**Given problem**: Locate each line holding the string "this" and copy it.

· · · ·

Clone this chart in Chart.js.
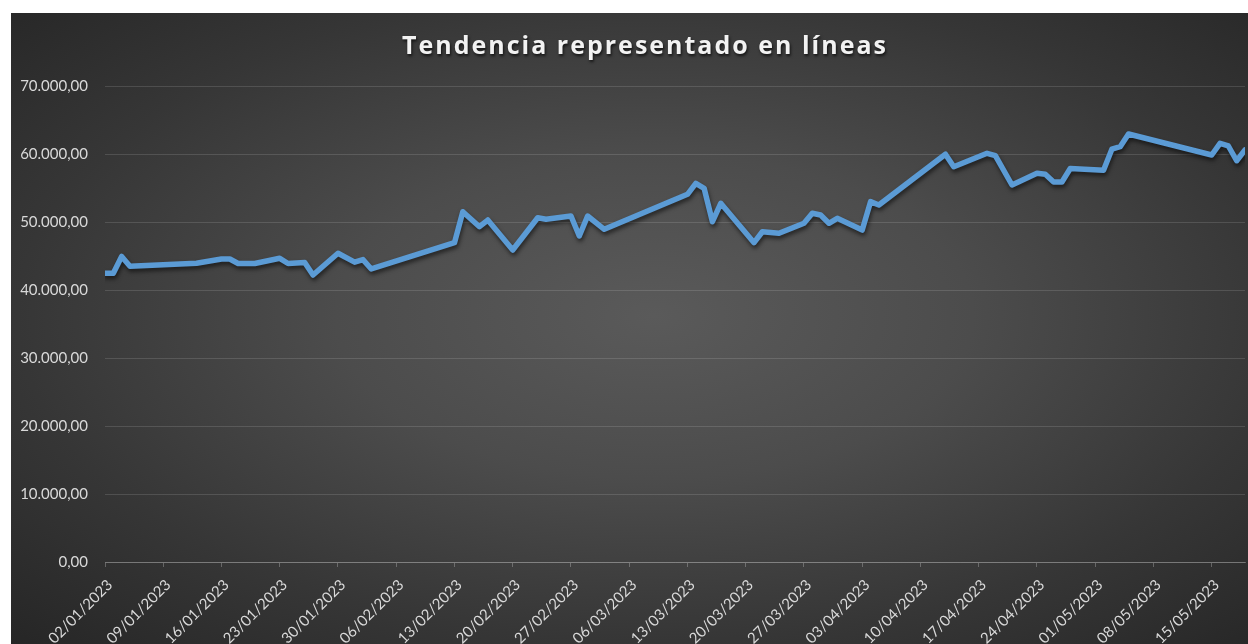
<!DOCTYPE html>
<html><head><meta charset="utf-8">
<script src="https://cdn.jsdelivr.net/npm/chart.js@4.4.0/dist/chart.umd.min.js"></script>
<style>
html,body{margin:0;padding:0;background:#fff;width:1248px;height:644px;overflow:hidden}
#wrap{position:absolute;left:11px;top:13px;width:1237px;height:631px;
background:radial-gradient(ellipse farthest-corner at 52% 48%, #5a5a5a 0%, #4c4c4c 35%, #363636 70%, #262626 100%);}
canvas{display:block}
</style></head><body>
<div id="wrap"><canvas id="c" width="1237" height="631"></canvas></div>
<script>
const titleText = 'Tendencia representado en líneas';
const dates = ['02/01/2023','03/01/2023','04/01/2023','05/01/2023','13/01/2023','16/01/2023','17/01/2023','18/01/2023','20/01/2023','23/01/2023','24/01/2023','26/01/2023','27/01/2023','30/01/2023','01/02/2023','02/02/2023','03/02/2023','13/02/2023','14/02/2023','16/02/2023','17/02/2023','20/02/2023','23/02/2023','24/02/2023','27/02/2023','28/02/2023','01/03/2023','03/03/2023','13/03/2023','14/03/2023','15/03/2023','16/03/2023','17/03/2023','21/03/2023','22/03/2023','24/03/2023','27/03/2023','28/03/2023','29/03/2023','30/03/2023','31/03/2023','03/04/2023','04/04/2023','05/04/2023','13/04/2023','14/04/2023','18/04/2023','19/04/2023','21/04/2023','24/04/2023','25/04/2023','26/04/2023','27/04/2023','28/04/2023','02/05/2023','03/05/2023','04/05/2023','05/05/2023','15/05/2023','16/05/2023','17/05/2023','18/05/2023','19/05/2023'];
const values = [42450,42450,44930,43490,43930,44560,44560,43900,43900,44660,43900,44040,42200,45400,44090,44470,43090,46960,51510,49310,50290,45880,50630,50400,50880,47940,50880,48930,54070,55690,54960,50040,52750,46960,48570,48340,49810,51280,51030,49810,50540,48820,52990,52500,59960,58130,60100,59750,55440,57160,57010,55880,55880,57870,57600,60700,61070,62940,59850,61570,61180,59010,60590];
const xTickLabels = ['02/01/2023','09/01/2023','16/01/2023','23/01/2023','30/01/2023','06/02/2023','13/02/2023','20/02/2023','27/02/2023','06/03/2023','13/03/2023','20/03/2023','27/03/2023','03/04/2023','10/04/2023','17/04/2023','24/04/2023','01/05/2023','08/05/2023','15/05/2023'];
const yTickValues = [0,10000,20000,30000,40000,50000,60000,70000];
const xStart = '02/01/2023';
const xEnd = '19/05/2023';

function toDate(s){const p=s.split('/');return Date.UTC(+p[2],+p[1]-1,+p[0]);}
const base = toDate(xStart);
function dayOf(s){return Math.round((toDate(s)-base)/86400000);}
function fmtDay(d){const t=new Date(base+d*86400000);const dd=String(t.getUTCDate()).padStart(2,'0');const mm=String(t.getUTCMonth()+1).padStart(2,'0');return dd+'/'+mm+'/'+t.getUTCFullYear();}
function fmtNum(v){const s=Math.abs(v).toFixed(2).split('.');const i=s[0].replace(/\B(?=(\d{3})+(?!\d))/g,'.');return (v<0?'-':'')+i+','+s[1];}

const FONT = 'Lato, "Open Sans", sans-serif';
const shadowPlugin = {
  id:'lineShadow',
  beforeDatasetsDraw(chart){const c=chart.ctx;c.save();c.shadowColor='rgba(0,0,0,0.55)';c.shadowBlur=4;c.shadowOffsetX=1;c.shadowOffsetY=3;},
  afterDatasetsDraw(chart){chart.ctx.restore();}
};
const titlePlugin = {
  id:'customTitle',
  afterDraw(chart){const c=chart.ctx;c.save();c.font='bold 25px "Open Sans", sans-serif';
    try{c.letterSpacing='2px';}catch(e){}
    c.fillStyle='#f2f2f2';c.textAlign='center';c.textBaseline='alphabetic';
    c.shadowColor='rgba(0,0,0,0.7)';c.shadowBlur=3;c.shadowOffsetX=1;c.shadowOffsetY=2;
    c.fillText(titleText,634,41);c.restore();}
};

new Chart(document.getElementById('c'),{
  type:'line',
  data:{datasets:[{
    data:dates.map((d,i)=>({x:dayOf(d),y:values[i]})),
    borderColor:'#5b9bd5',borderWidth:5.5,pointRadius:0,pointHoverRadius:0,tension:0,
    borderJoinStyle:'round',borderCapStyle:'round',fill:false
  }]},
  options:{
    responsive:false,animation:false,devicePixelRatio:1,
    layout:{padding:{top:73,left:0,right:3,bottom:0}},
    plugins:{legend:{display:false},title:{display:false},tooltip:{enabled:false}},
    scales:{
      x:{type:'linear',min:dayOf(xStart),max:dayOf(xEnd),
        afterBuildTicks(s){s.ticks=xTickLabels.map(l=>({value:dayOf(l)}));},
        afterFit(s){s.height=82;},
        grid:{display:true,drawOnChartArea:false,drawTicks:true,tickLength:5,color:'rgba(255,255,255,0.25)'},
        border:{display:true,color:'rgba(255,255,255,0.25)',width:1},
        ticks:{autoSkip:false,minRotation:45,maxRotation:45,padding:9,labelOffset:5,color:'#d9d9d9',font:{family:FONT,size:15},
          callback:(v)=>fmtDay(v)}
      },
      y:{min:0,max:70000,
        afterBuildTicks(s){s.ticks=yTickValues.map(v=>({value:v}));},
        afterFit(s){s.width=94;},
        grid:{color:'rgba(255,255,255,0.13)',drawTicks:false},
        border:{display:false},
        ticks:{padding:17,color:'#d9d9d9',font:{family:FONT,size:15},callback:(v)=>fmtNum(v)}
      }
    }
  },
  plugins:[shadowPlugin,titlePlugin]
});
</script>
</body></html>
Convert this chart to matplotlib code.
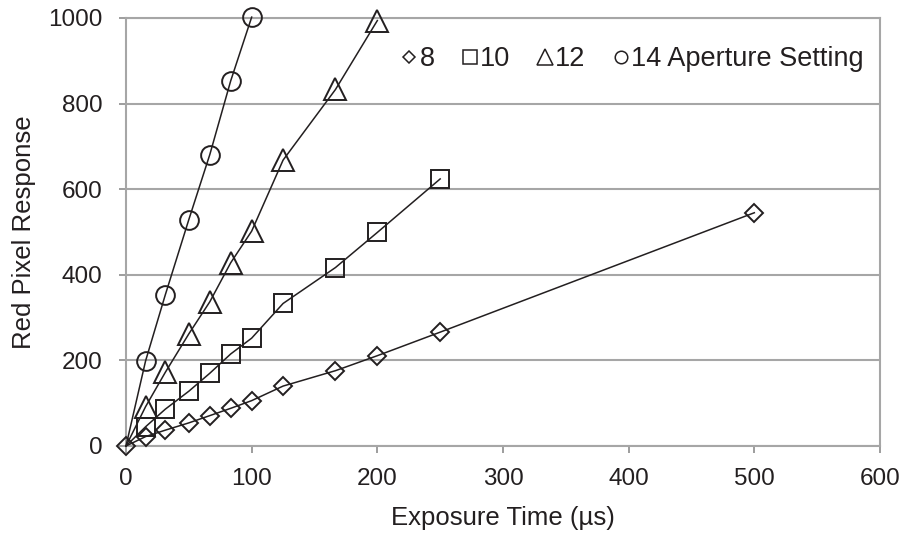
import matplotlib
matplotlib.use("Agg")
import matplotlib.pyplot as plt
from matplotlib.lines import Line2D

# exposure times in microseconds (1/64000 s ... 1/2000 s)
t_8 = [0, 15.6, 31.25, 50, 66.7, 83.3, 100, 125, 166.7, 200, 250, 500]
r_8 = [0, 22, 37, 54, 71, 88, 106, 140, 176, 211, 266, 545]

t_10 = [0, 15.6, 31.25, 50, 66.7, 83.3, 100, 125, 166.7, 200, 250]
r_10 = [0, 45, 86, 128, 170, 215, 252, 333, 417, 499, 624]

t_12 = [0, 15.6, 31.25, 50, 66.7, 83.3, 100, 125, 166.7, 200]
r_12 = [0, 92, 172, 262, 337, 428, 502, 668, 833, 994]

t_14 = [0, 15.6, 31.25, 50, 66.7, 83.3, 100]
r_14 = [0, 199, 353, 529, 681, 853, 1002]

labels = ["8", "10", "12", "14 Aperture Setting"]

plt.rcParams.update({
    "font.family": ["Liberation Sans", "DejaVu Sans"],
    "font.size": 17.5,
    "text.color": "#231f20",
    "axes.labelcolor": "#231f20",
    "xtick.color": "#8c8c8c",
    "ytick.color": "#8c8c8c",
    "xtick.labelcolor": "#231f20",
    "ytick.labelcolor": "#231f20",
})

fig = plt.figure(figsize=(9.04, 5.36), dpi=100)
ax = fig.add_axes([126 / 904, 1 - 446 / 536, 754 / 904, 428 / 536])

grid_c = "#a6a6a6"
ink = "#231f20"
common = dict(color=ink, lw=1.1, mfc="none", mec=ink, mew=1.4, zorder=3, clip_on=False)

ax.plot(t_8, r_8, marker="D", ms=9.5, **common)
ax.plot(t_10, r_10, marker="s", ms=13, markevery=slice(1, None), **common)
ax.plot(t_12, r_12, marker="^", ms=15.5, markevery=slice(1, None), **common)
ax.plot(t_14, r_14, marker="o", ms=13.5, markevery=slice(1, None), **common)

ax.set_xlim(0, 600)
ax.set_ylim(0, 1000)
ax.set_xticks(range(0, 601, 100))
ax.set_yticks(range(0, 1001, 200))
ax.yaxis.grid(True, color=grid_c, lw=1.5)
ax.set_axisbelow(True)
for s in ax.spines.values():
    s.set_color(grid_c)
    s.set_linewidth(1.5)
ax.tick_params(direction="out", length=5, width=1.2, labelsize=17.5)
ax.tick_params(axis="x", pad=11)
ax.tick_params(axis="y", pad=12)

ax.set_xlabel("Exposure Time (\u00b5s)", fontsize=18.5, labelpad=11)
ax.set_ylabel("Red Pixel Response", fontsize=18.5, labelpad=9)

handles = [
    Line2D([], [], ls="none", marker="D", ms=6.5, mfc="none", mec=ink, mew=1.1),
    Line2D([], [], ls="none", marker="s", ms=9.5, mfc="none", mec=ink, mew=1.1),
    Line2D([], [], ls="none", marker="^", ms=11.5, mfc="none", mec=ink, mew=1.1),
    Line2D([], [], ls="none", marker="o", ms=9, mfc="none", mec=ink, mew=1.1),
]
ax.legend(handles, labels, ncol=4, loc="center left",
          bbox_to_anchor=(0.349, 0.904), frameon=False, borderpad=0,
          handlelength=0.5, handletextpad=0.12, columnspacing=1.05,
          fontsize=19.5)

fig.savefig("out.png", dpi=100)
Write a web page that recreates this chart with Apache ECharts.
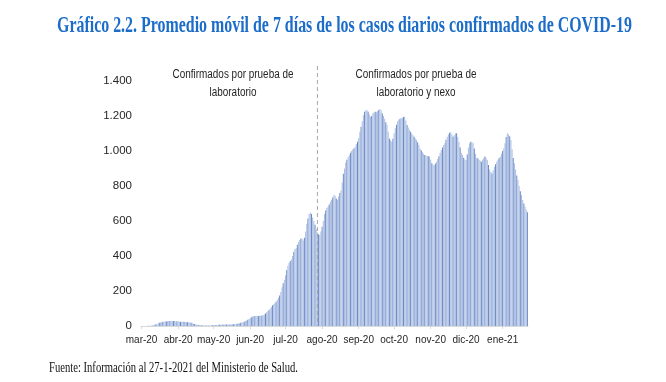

· · · ·

**Task solution**:
Clone this chart in Chart.js.
Convert this chart to matplotlib code.
Write a web page that recreates this chart with Apache ECharts.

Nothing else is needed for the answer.